The passive investor is the man or woman who goes to the car dealer and asks for the newest model year Honda Accord, Toyota Camry, Mazda6Ford Fusion or Chevy Malibu. Our passive investing hero holds that car for 5-10 years, only to replace it with another example from the same class.

Maybe they deviate a bit sometimes – A Civic? An Altima? Buy Used? – but the philosophy doesn’t change, and it serves them well. Think about it – most issues are covered under warranty, and although they don’t have the flashiest, fastest vehicles… they avoid many of the problems faced by drivers of the more exotic choices available from the fine motor vehicle companies on this planet.

Those are some reliable vehicles and cheap to fix. They won’t stick out, but they can easily keep up with traffic.

The Technical Investors

I personally consider myself somewhere between the passive investing and value investing camp – I’m mindful of my lack of information on lots of asset classes (what… you really think you can pick individual Emerging Markets stocks from your couch?), but I’ll gladly invest in individual American companies. Technical Investing is my blind spot – I can understand, conceptually, how it is supposed to work, but just can’t see it working too well in practice.

Follow me here – technical investing generally ignores the fundamentals of a stock or security, instead concentrating on its price movements (and the derivatives of said movements). Its language is pseudo-scientific; technical investors would like nothing more than for stocks to obey equations and concepts derived from physical fields – momentum, gravity, inertia, resistance, spring constants and the like – but for every successful trade, there is a potential looming disaster.

It’s not that technical investing can’t work; I’m sure there are still exploitable patterns in the market that haven’t yet been arbitraged away – there are lots of recent examples of timed buying and selling which could have been traded upon.

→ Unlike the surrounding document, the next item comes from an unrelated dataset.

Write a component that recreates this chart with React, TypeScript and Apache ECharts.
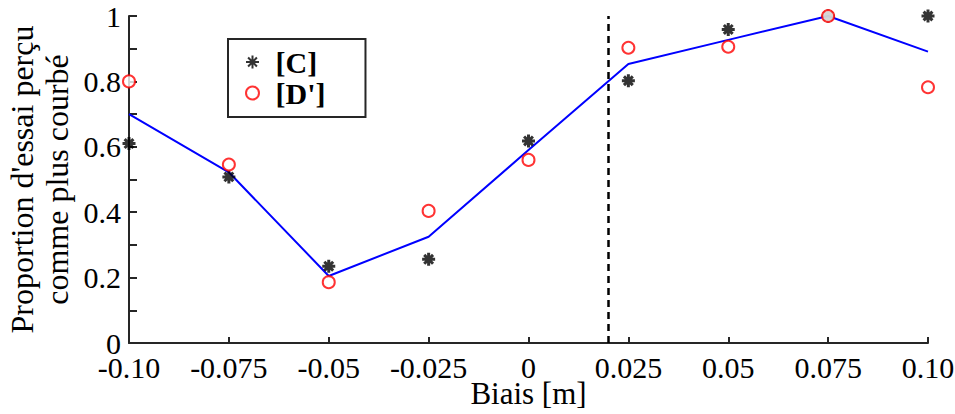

Again, could be – by a computer programmer smart enough to not only update signals at a fixed time… but not to a day trader drawing resistance lines on graph paper in the spare bedroom. Fact is, to exploit technical signals nowadays you need to make some crazy leaps of logic – if investors react a certain way, you can’t just trade against that… you need to know how computers will react, then how other computers will react to the reaction, so on, and so forth. Remember, up to 80% of trades in American markets are algorithmic… I just can’t see Bollinger Bands and 50 Day Moving Averages cutting it anymore.

A technical investor is a strange type when it comes to cars – instead of asking to test drive the car, a technical investor will look at a graph of the distance traveled by one vehicle. Since the derivative of position is speed, and the derivative of that is acceleration, the technical investor can create a ton of pseudo-scientific numbers by just playing around with a price chart. The investor will then try to guess if a car is a good buy on just a simple graph of the car moving around.

Is it safe? Was it souped up illegally? Was it in traffic? Was it going downhill in a hurricane with wind at its back? Was it a replica made for a movie and not worth $10,000,000 (see picture 1)? Uhh… do the brakes work?

These questions matter not to the technical investor!

So, although the investor will sometimes end up buying a super-car, technical investors are also liable to end up with Ford Pintos, Yugo GVs, or late 80s Ford Mustangs and Chevy Corvettes (the latter holds the dubious award of being the most dangerous – in terms of deaths – car in American history).

And, seriously, if you’re a technical investor – care to educated us on the difference between a Hanging Man and a Hammer?

The Growth Investors

Growth investors are, ostensibly, people who recognize the (perhaps lofty) valuation of a firm’s shares but believe that it is justified (or undervalued) because of the growth prospects. In their purest forms, Value and Growth sort of blend together if you squint hard enough – people like Peter Lynch fall into the “Growth at a Reasonable Price” camp, and Growth even has some claims on Warren Buffett (as opposed to Benjamin Graham’s and David Dodd’s pure value methods). The ‘Reasonable Price’ in that phrase is, of course, a nod to value.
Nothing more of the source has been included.